Dowagiac fire victim remembered for his optimism, love for family
DOWAGIAC — Gregory Heron was always there for others.
Heron, 36, who passed away along with his fiancée, Dolly Waterson, March 25 in an accidental house fire in their East Telegraph home, was remembered by friends and family members for his bright, optimistic personality and his dedication to those closest to him.
“He was just full of life,” said his sister, Heather Hotrum. “He never let anything get him down. He’d do anything to make you laugh. It didn’t matter how annoying he had to get, he was going to make you feel better.”
Heron attended Dowagiac Union Schools and was working at Michigan Die Cast in Dowagiac prior to his passing. When he was not working, Greg’s hobbies included golfing, fishing and following along with the Detroit Lions football team.

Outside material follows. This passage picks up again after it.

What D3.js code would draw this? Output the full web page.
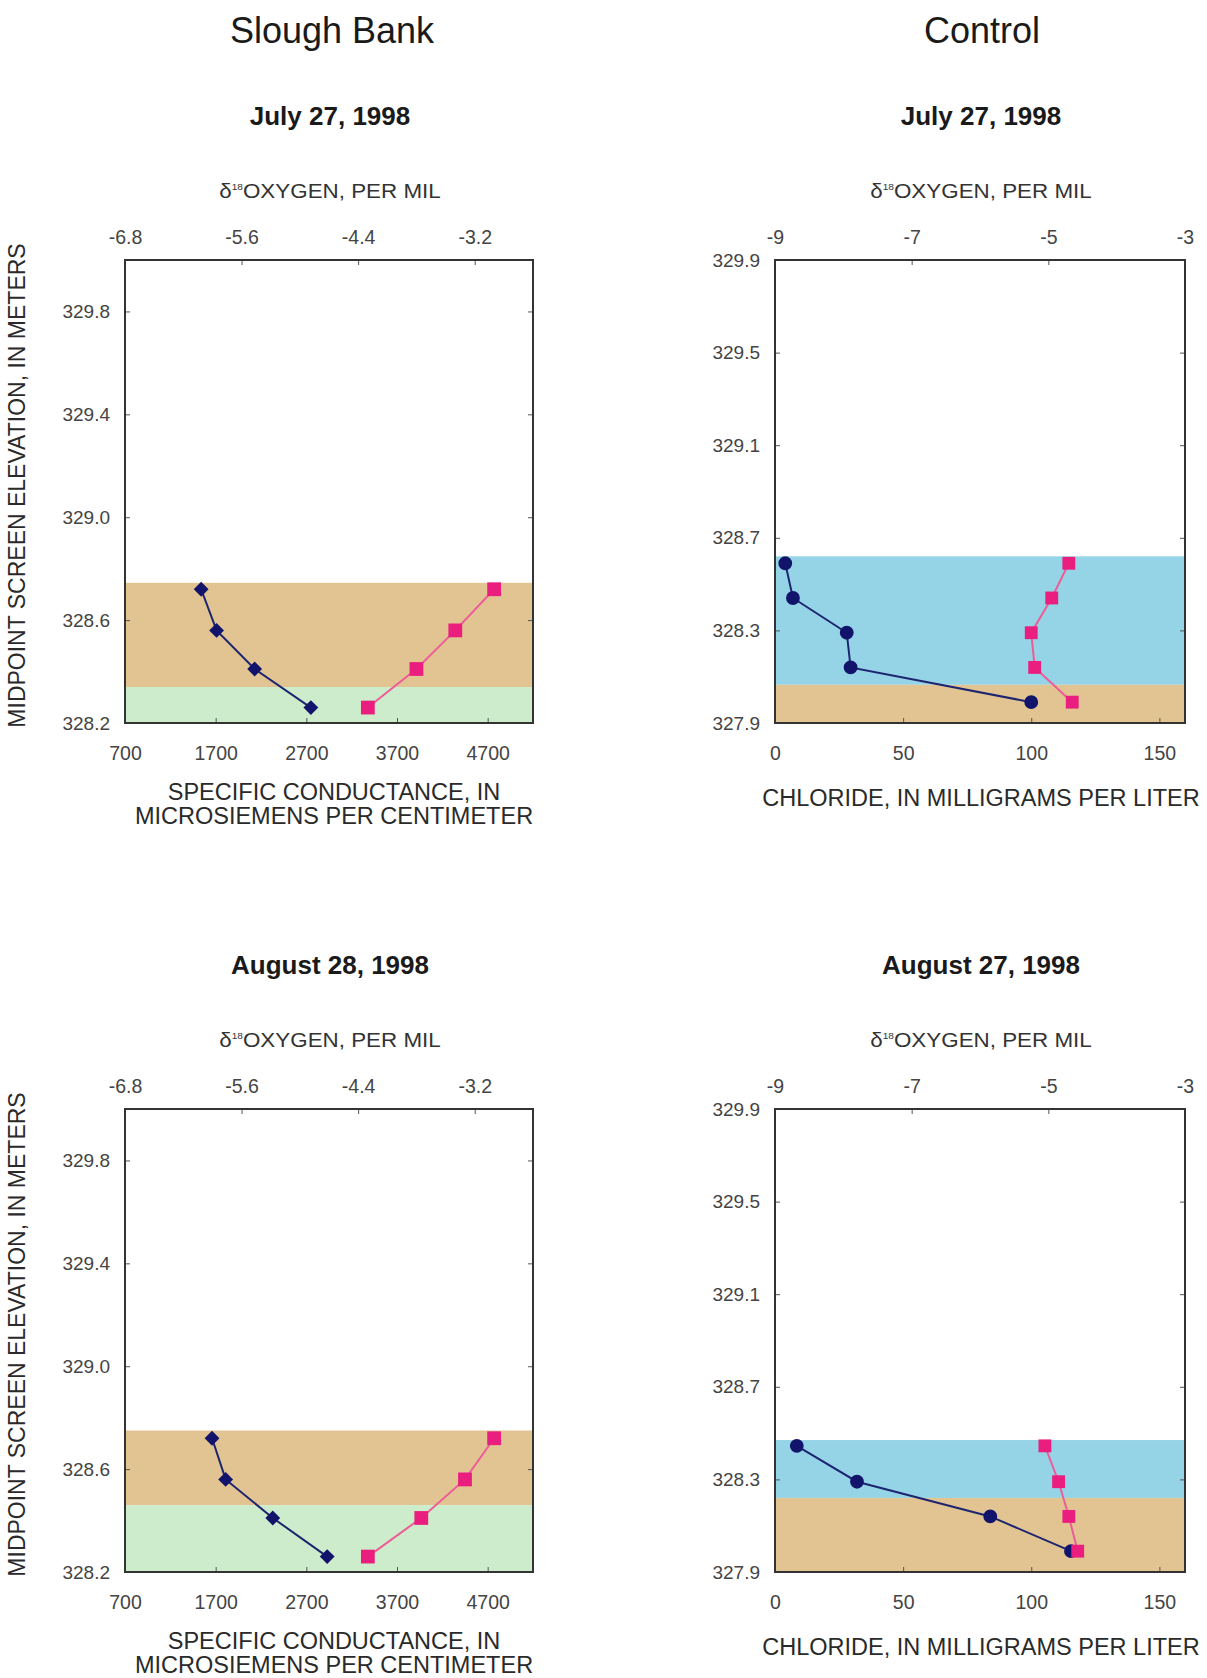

“It didn’t matter if he had to walk five miles to golf or fish, he would do it,” Hotrum said. “He was an avid Detroit Lions fan and was able to go to a game with his brother.”
Hotrum said Heron had recently bought Lions gear from one of his brothers. In the days after the fire, Hotrum and fellow family members were able to safely search the home for any salvageable items and located a tote full of the Lions memorabilia Heron had bought.
“The house is not in good shape but we were able to salvage things,” she said. “The tote was on top of the table and things inside were savable. He must have been thinking of a place to store it.”
A life celebration for family and close friends was hosted last week instead of a traditional funeral.
“A funeral wasn’t his style,” Hotrum said. “He wouldn’t have wanted that. He would want us to celebrate and remember the good times.”
In addition to Hotrum, Heron is survived by his daughter, Emmalyn; parents, Carl Stewart and Donna Heron; as well as his brothers, Jon Hotrum and Kyle Stewart. Hotrum said the family is striving to be strong for Heron’s daughter, who lives with her mother in Indiana and will be turning five this year. The family is in the process of creating an annual golf benefit to raise funds for his daughter.
“He was big into golf with his brothers,” Hotrum said. “It was one of his favorite things to do. Family was everything to Greg. It didn’t matter if there were arguments. He’d mend things.”
While Heron is no longer here physically, Hotrum knows her brother left an impact on everyone he met that will last a lifetime.
“He tried his hardest at anything,” she said. “Even if he failed, he’d try again. He had his ups and downs in life and faced the hardships he had. If he was in someone’s life, they were special. He was very unique. There’s no one else like him.”